Les juridictions américaines sont réticentes à affirmer l’application extraterritoriale du Premier Amendement lorsqu’il s’agit d’Internet. En revanche, lorsque le territoire américain est visé, il n’y a aucun doute possible quant à son application. Au contraire, la décision française illustre une tendance de la France à appliquer une conception universelle de sa compétence dès lors que les citoyens français sont touchés ou impliqués. D’autres Etats européens tels l’Italie ou l’Allemagne ont aussi rendu des décisions similaires à celle du TGI, laissant ainsi penser que leurs lois nationales, à l’instar de la France, pourraient s’appliquer de manière extraterritoriale lorsque des valeurs fondamentales sont en jeu.

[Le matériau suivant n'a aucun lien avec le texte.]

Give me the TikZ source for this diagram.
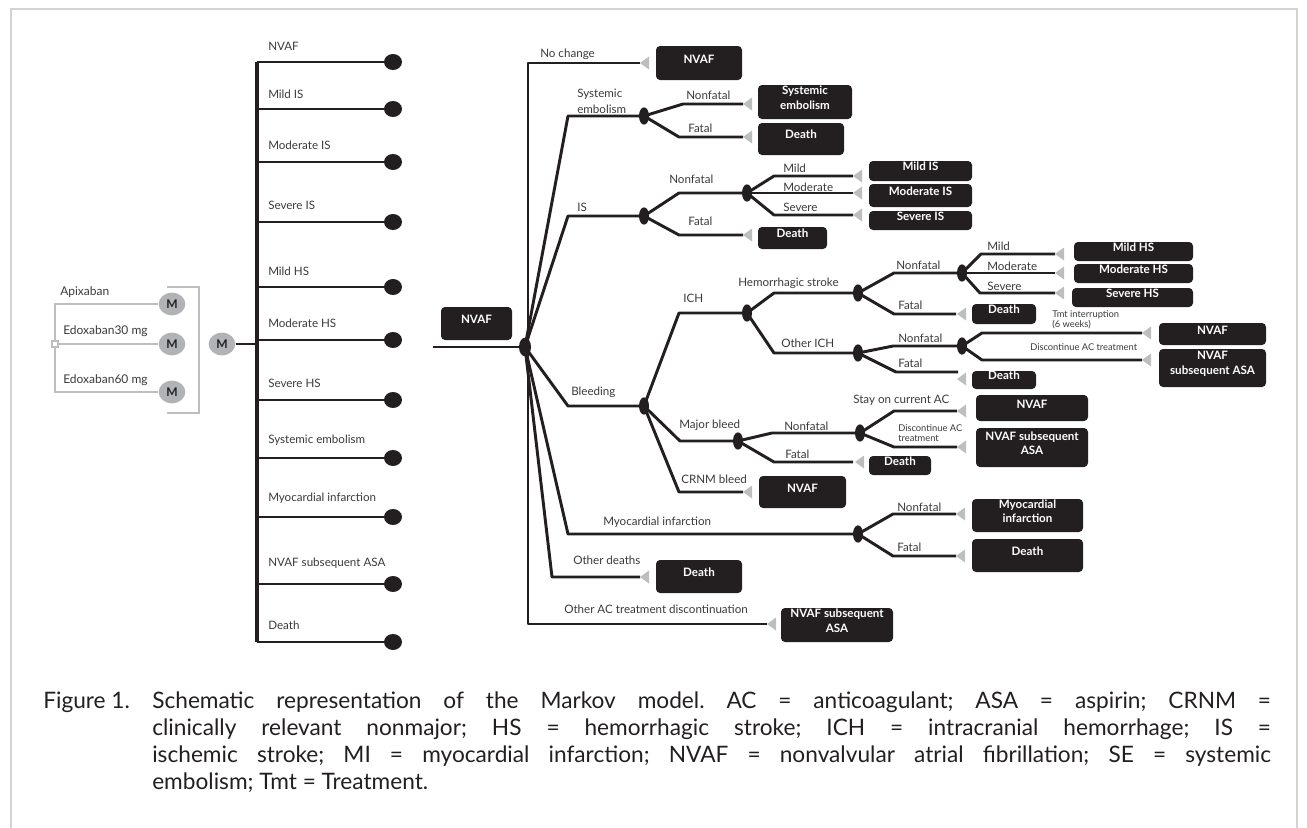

Toutefois, le problème pourrait être résolu autrement. En effet, les fournisseurs d’accès à Internet possèdent aujourd’hui la technologie nécessaire pour censurer certains contenus offensants au regard de la législation de certains pays, tout en laissant libre accès à ces contenus aux internautes se situant dans des pays moins restrictifs de la liberté d’expression. Ainsi, le TGI de Paris aurait pu ordonner à Yahoo France, et non pas à Yahoo Inc., de bloquer tout accès aux sites d’enchères proposant des objets nazis à la vente, ce qui aurait éliminé tout problème de compétence juridictionnelle ou d’application extraterritoriale de la loi française à une entreprise et à des usagers américains. Yahoo France aurait ici, en vertu de la loi française, supprimé tout accès à ces sites pour les internautes français sans limiter la liberté des citoyens américains qui, eux, auraient conservé cet accès via yahoo.com. C’est le fait que l’ordonnance française ait prononcé une injonction à l’égard de la société américaine qui constitue le cœur du problème. En effet, si la compétence des juridictions françaises sur Yahoo France ne peut être contestée, sa compétence sur Yahoo Inc. est en revanche contestable.